The recent announcement by Google that they are reorganizing into a holding company called Alphabet which will hold operating companies for each of their products struck me for a number of reasons. In particular the letter that CEO Larry Page released detailing the reasoning demonstrated a number of key things that keep Google successful.

1. They have stayed true to their core

In the letter Larry outlines that they set out with the intention that “Google is not a conventional company. We do not intend to become one.” The letter demonstrates to me that Google is not a conventional company. It is not a stuffy, formal letter written by lawyers or a PR firm designed to be as inoffensive as possible while still raising the share price of Google. It is a real letter, written by real person, expressing their real feelings, in natural language.  He says things like “Sergey and I have been super excited about his progress and dedication to the company” and “Susan is doing a great job as CEO” and “We are still trying to do things other people think are crazy but we are super excited about.” Apparently if Larry Page is one thing, he’s super excited!

2. They demonstrate servant leadership

Servant leadership is the concept that the leader of an organization is there to ensure that their people have the tools, empowerment, and opportunities under which to perform their best.

Robert Greenleaf, the guy that coined the phrase, describes it this way

A servant-leader focuses primarily on the growth and well-being of people and the communities to which they belong. While traditional leadership generally involves the accumulation and exercise of power by one at the “top of the pyramid,” servant leadership is different. The servant-leader shares power, puts the needs of others first and helps people develop and perform as highly as possible.


Larry Page demonstrates his dedication to this type of philosophy in the section of the letter where he describes Sundar Pichai, the new CEO of Google.
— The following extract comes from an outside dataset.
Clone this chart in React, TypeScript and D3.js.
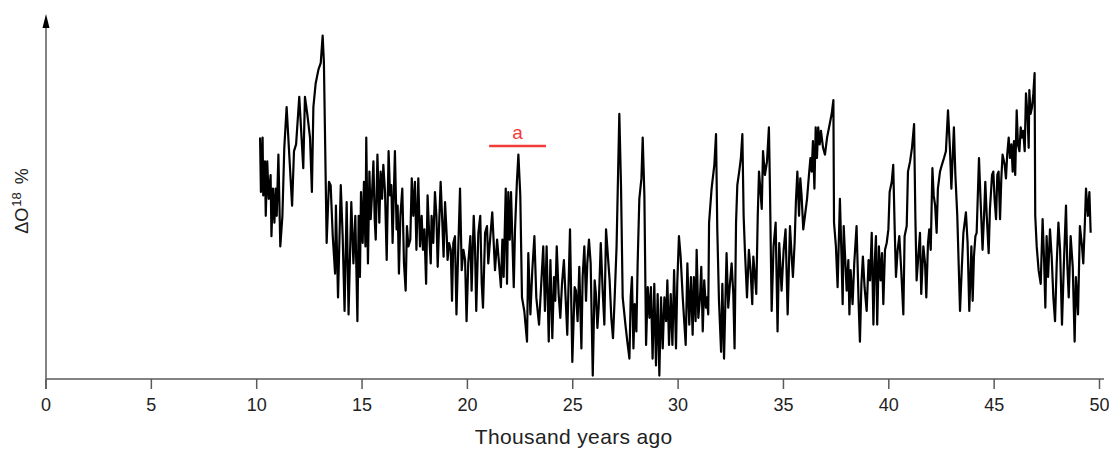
import React from 'react';
import * as d3 from 'd3';

// δ18O record, age in thousand years ago vs relative value
const record: [number, number][] = [
  [10.16,71],[10.20,55],[10.28,71],[10.31,54],[10.39,64],[10.43,48],[10.50,64],[10.57,53],[10.66,60],[10.70,42],[10.77,56],[10.84,46],[10.90,56],[10.95,48],[11.03,66],[11.12,39],[11.22,48],[11.31,68],[11.42,80],[11.68,51],[11.77,67],[11.87,69],[12.02,83],[12.21,62],[12.29,83],[12.40,78],[12.53,71],[12.62,55],[12.69,80],[12.80,87],[12.93,91],[13.04,93],[13.13,101],[13.19,93],[13.32,40],[13.43,58],[13.51,57],[13.61,42],[13.72,31],[13.76,51],[13.86,24],[13.99,57],[14.08,42],[14.17,20],[14.27,52],[14.36,19],[14.49,52],[14.59,34],[14.68,48],[14.78,17],[14.84,48],[14.90,30],[14.95,55],[15.03,40],[15.09,58],[15.16,39],[15.20,71],[15.28,34],[15.35,61],[15.41,47],[15.47,54],[15.54,64],[15.60,47],[15.65,41],[15.73,66],[15.82,46],[15.88,61],[15.95,53],[16.01,63],[16.09,55],[16.17,35],[16.26,67],[16.33,54],[16.39,57],[16.45,40],
  [16.56,67],[16.64,44],[16.69,51],[16.75,31],[16.82,48],[16.91,56],[16.99,34],[17.07,26],[17.13,45],[17.20,39],[17.29,41],[17.36,59],[17.43,48],[17.51,58],[17.58,38],[17.67,59],[17.75,39],[17.83,48],[17.89,38],[17.96,44],[18.04,28],[18.11,54],[18.19,42],[18.26,34],[18.30,48],[18.38,40],[18.46,55],[18.53,48],[18.59,33],[18.65,44],[18.73,58],[18.81,46],[18.87,36],[18.94,52],[19.02,42],[19.06,35],[19.13,40],[19.21,38],[19.27,23],[19.33,40],[19.41,42],[19.48,19],[19.57,39],[19.65,56],[19.73,32],[19.81,38],[19.89,35],[19.96,17],[20.04,34],[20.14,42],[20.20,26],[20.30,48],[20.36,39],[20.42,20],[20.52,43],[20.61,48],[20.68,28],[20.74,21],[20.84,43],[20.93,45],[20.99,34],[21.09,42],[21.18,49],[21.31,32],[21.41,41],[21.50,34],[21.59,27],[21.66,41],[21.72,30],[21.82,56],[21.88,28],[21.94,55],[22.01,41],[22.07,55],[22.13,42],[22.20,27],[22.26,44],[22.35,58],[22.42,66],[22.51,54],[22.59,24],[22.70,20],[22.83,11],[22.89,37],[22.99,19],[23.08,32],[23.18,42],[23.27,24],[23.40,16],
  [23.60,39],[23.68,20],[23.76,39],[23.86,11],[23.94,35],[24.03,12],[24.11,30],[24.17,23],[24.24,39],[24.33,25],[24.41,18],[24.49,28],[24.58,35],[24.66,24],[24.74,13],[24.87,44],[24.98,5],[25.09,27],[25.15,26],[25.23,17],[25.31,33],[25.41,9],[25.47,30],[25.55,39],[25.63,23],[25.69,34],[25.77,41],[25.85,34],[25.95,1],[26.04,29],[26.10,25],[26.17,15],[26.23,21],[26.33,40],[26.42,26],[26.50,16],[26.58,44],[26.67,36],[26.75,29],[26.83,18],[26.91,12],[26.99,24],[27.08,39],[27.21,78],[27.29,57],[27.37,24],[27.50,16],[27.59,11],[27.69,6],[27.75,24],[27.81,30],[27.88,9],[27.94,22],[28.02,14],[28.08,34],[28.16,53],[28.26,59],[28.32,71],[28.40,54],[28.48,10],[28.56,27],[28.64,18],[28.71,27],[28.79,6],[28.87,28],[28.95,4],[29.03,25],[29.11,1],[29.19,24],[29.27,9],[29.35,24],[29.43,17],[29.49,29],[29.57,10],[29.65,25],[29.73,10],[29.81,32],[29.90,9],[29.96,28],[30.04,42],[30.12,36],[30.22,24],[30.36,10],[30.44,34],
  [30.53,16],[30.61,30],[30.69,13],[30.75,30],[30.83,17],[30.88,38],[30.96,18],[31.04,24],[31.10,33],[31.17,14],[31.24,29],[31.32,21],[31.37,24],[31.43,19],[31.47,46],[31.59,56],[31.72,63],[31.80,72],[31.86,44],[31.94,23],[32.04,8],[32.10,28],[32.18,6],[32.23,19],[32.30,37],[32.38,21],[32.46,28],[32.54,34],[32.62,25],[32.68,9],[32.75,46],[32.81,57],[32.90,61],[32.98,65],[33.05,72],[33.11,48],[33.17,38],[33.27,24],[33.36,38],[33.44,32],[33.52,22],[33.57,36],[33.65,30],[33.71,25],[33.78,48],[33.84,61],[33.90,56],[33.97,50],[34.03,67],[34.12,60],[34.22,64],[34.31,74],[34.36,56],[34.44,20],[34.53,39],[34.63,46],[34.72,14],[34.80,40],[34.91,26],[35.01,38],[35.10,44],[35.20,19],[35.31,45],[35.39,36],[35.45,30],[35.53,40],[35.59,52],[35.66,61],[35.74,48],[35.80,59],[35.86,54],[35.94,44],[36.02,48],[36.12,53],[36.21,60],[36.28,65],[36.34,61],[36.40,70],[36.47,56],[36.53,74],[36.59,65],[36.65,74],[36.72,69],[36.78,73],[36.88,68],[36.97,66],[37.07,71],[37.29,78],[37.37,82],
  [37.40,46],[37.49,39],[37.57,27],[37.68,53],[37.76,35],[37.81,22],[37.86,45],[37.94,34],[38.00,26],[38.08,35],[38.13,19],[38.19,32],[38.28,22],[38.36,34],[38.47,45],[38.57,22],[38.63,11],[38.70,28],[38.77,36],[38.85,27],[38.95,20],[39.04,35],[39.11,29],[39.19,43],[39.27,16],[39.33,34],[39.39,42],[39.45,16],[39.53,39],[39.61,29],[39.68,37],[39.74,22],[39.82,38],[39.90,40],[39.98,44],[40.04,55],[40.14,58],[40.21,63],[40.28,44],[40.34,30],[40.42,38],[40.50,42],[40.59,32],[40.69,19],[40.75,42],[40.85,45],[40.91,61],[41.01,64],[41.10,68],[41.20,75],[41.26,48],[41.32,29],[41.40,36],[41.48,43],[41.54,25],[41.64,39],[41.72,34],[41.78,24],[41.86,40],[41.92,44],[41.99,38],[42.07,62],[42.13,54],[42.20,51],[42.27,43],[42.33,56],[42.43,61],[42.52,63],[42.62,65],[42.71,67],[42.81,79],[42.90,68],[42.97,56],[43.03,65],[43.09,74],[43.16,60],[43.25,48],[43.38,20],
  [43.46,32],[43.54,43],[43.66,49],[43.74,40],[43.82,20],[43.92,39],[43.98,23],[44.04,36],[44.11,42],[44.17,43],[44.28,65],[44.36,52],[44.45,38],[44.52,48],[44.58,58],[44.64,49],[44.74,37],[44.80,50],[44.90,60],[44.96,61],[45.02,53],[45.09,47],[45.15,60],[45.21,61],[45.28,47],[45.34,59],[45.40,66],[45.50,63],[45.56,59],[45.62,66],[45.69,71],[45.75,65],[45.82,69],[45.88,61],[45.94,70],[46.00,60],[46.07,79],[46.13,69],[46.20,67],[46.26,74],[46.32,71],[46.38,73],[46.45,67],[46.51,84],[46.58,78],[46.64,68],[46.67,85],[46.73,78],[46.80,80],[46.86,84],[46.92,90],[46.95,48],[47.02,39],[47.11,32],[47.21,28],[47.30,47],[47.37,35],[47.43,21],[47.49,42],[47.56,30],[47.65,44],[47.73,36],[47.81,24],[47.89,17],[47.97,34],[48.05,46],[48.13,38],[48.22,16],[48.31,34],[48.41,51],[48.47,34],[48.54,24],[48.63,42],[48.73,33],[48.82,11],[48.88,30],[48.98,19],[49.07,45],[49.17,39],[49.23,34],[49.30,45],[49.36,56],[49.45,48],[49.52,55],[49.58,43],
];

const xTicks = [0, 5, 10, 15, 20, 25, 30, 35, 40, 45, 50];
const xTitle = 'Thousand years ago';
const markLabel = 'a';
const markSpan = [21.03, 23.73];
const markLevel = 68.5;

const W = 1109;
const H = 449;
const margin = { top: 39, right: 9.5, bottom: 70, left: 46 };

export default function App() {
  const x = d3.scaleLinear().domain([0, 50]).range([margin.left, W - margin.right]);
  const y = d3.scaleLinear().domain([0, 100]).range([H - margin.bottom, margin.top]);

  const line = d3.line<[number, number]>()
    .x((d) => x(d[0]))
    .y((d) => y(d[1]));

  const axisColor = '#5a5a5a';
  const font = '"Liberation Sans", Arial, sans-serif';
  const y0 = y(0);

  return (
    <svg width={W} height={H} style={{ position: 'absolute', left: 0, top: 0, background: '#fff' }} fontFamily={font}>
      {/* axes */}
      <line x1={margin.left} x2={1104} y1={y0} y2={y0} stroke={axisColor} strokeWidth={1.5} />
      <line x1={margin.left} x2={margin.left} y1={y0 + 10} y2={24} stroke={axisColor} strokeWidth={1.5} />
      <path d={`M${margin.left - 3.5},28 L${margin.left},14 L${margin.left + 3.5},28 Z`} fill="#000" />
      {xTicks.map((t) => (
        <g key={t} transform={`translate(${x(t)},${y0})`}>
          <line y1={0} y2={10} stroke={axisColor} strokeWidth={1.5} />
          <text y={32} textAnchor="middle" fontSize={18} fill="#222">{t}</text>
        </g>
      ))}
      <text x={(x(0) + x(50)) / 2 + 1} y={443.5} textAnchor="middle" fontSize={21} letterSpacing={0.35} fill="#222">{xTitle}</text>
      <text transform={`translate(28,201) rotate(-90)`} textAnchor="middle" fontSize={18} fill="#222">
        ΔO<tspan fontSize={13} dy={-7} dx={1}>18</tspan><tspan dy={7} dx={8}>%</tspan>
      </text>

      {/* series */}
      <path d={line(record) ?? ''} fill="none" stroke="#000" strokeWidth={2.2} strokeLinejoin="round" />

      {/* annotation */}
      <line x1={x(markSpan[0])} x2={x(markSpan[1])} y1={y(markLevel)} y2={y(markLevel)} stroke="#f23b3b" strokeWidth={2.5} />
      <text x={x((markSpan[0] + markSpan[1]) / 2)} y={y(markLevel) - 7} textAnchor="middle" fontSize={19} fill="#f23b3b">{markLabel}</text>
    </svg>
  );
}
He says “I have been spending quite a bit of time with Sundar, helping him and the company in any way I can, and I will of course continue to do that.” Then later when describing all the CEOs of their business lines “In general, our model is to have a strong CEO who runs each business, with Sergey and me in service to them as needed.” It must be a powerful feeling to know that the CEO of one of the largest companies in history is “in service” to you!

3. Flexible and innovative

We work with companies every day that are small or medium sized (<500 people) that have the speed and bureaucracy of a large company. It’s almost as if they adopt bureaucracy and rigid multi-layered org structures as way to to  demonstrate that they are a “real’ company. This recent article by Sam Altman (of Y Combinator) really highlights the benefits of staying nimble and being a “project” instead of a “company”. While I would never call a multi-billion dollar enterprise a “project” Google does have the spirit of flexibility and adaptability that many companies lack.


Overall I’m really impressed by Google’s switch, by the subtle messages they convey in their letter to investors and I hope that they can hold on to their core values in the long run. The real test will come when Larry Page, Sergey Brin, and Eric Schmidt are no longer leading the charge.